I was drawn to retell the biblical story of Dinah in large part because of her silence. In Genesis 34, Dinah's experience is described and characterized by the men in her family, who treat her as a rape victim, which in that historical setting meant that she was irredeemably ruined and degraded. Because she does not say a word (and because of the extraordinary loving actions taken by her accused assailant), I found it easy to imagine an alternative telling to the story, in which Dinah is not a passive victim but a young woman who makes choices and acts on her own initiative. Not only did I find it easy, I found it necessary.

I am gratified and proud that that readers—especially young ones—feel affirmed and empowered by the essential courage, dignity, and beauty of the female experiences I portrayed in The Red Tent. When I am asked if I consider myself a feminist, the question is usually couched within some sort of apology, as though the word itself was an insult. I am as proud to be called a feminist as I am to be called a Jew, or an American. Feminism is an indivisible part of who I am,and I remain mystified by the stigma that has been attached to the idea that women are human beings.

It sounds so obvious and simple to me, so motherhood and apple pie. And yet the idea that women are human beings remains news, a message that requires constant, clear, and artful reinforcement in a world that continues to undermine the confidence and abilities of girls and women. On the day that the intelligence and talents of women are fully honored and employed, the human community and the planet itself will benefit in ways we can only begin to imagine. I am so grateful that you chose to read these pages. I hope that you will find meaning and hope in my words. And I pray that you will go from strength to strength, always.


Discussion Questions

1. Read Genesis 34 and discuss how The Red Tent changes your perspective on Dinah's story and also on the story of Joseph that follows. Does The Red Tent raise questions about other women in the Bible? Does it make you want to re-read the Bible and imagine other untold stories that lay hidden between the lines?

2. Discuss the marital dynamics of Jacob's family. He has four wives; compare his relationship with each woman?

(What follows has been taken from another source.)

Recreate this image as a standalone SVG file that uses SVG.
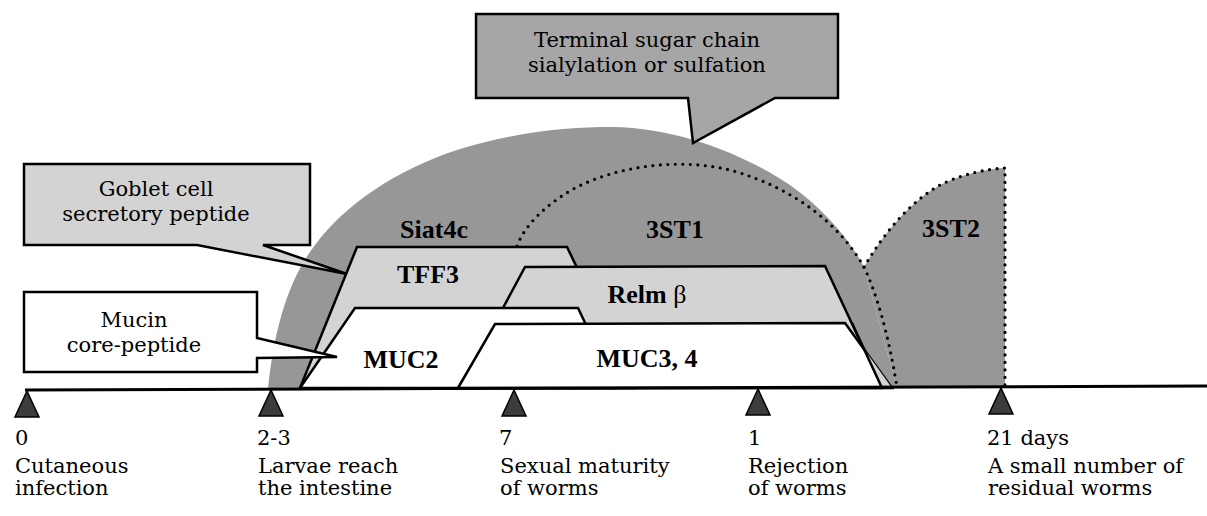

3. What do you make of the relationships among the four wives?

4. Dinah is rich in "mothers." Discuss the differences or similarities in her relationship with each woman.

5. Childbearing and childbirth are central to The Red Tent. How do the fertility childbearing and birthing practices differ from contemporary life? How are they similar? How do they compare with your own experiences as a mother or father?

6. Discuss Jacob's role as a father. Does he treat Dinah differently from his sons? Does he feel differently about her? If so, how?

7. Discuss Dinah's twelve brothers. Discuss their relationships with each other, with Dinah, and with Jacob and his four wives. Are they a close family?

8. Female relationships figure largely in The Red Tent. Discuss the importance of Inna, Tabea, Werenro, and Meryt.

9. In the novel, Rebecca is presented as an Oracle. Goddesses are venerated along with gods. What do you think of this culture, in which the Feminine has not yet been totally divorced from the Divine? How does El, the God of Abraham, Isaac, and Jacob, fit into this?

10. Dinah's point of view is often one of an outsider, an observer. What effect does this have on the narrative? What effect does this have on the reader?

11. The book travels from Haran (contemporary Iraq/Syria), through Canaan and into Shechem (Israel), and into Egypt. What strikes you about the cultural differences Dinah encounters vis-à-vis food, clothing, work, and male-female relationships.

12. In The Red Tent, we see Dinah grow from childhood to old age. Discuss how she changes and matures. What lessons does she learn from life? If you had to pick a single word to describe the sum of her life, what word would you choose? How would Dinah describe her own life experience?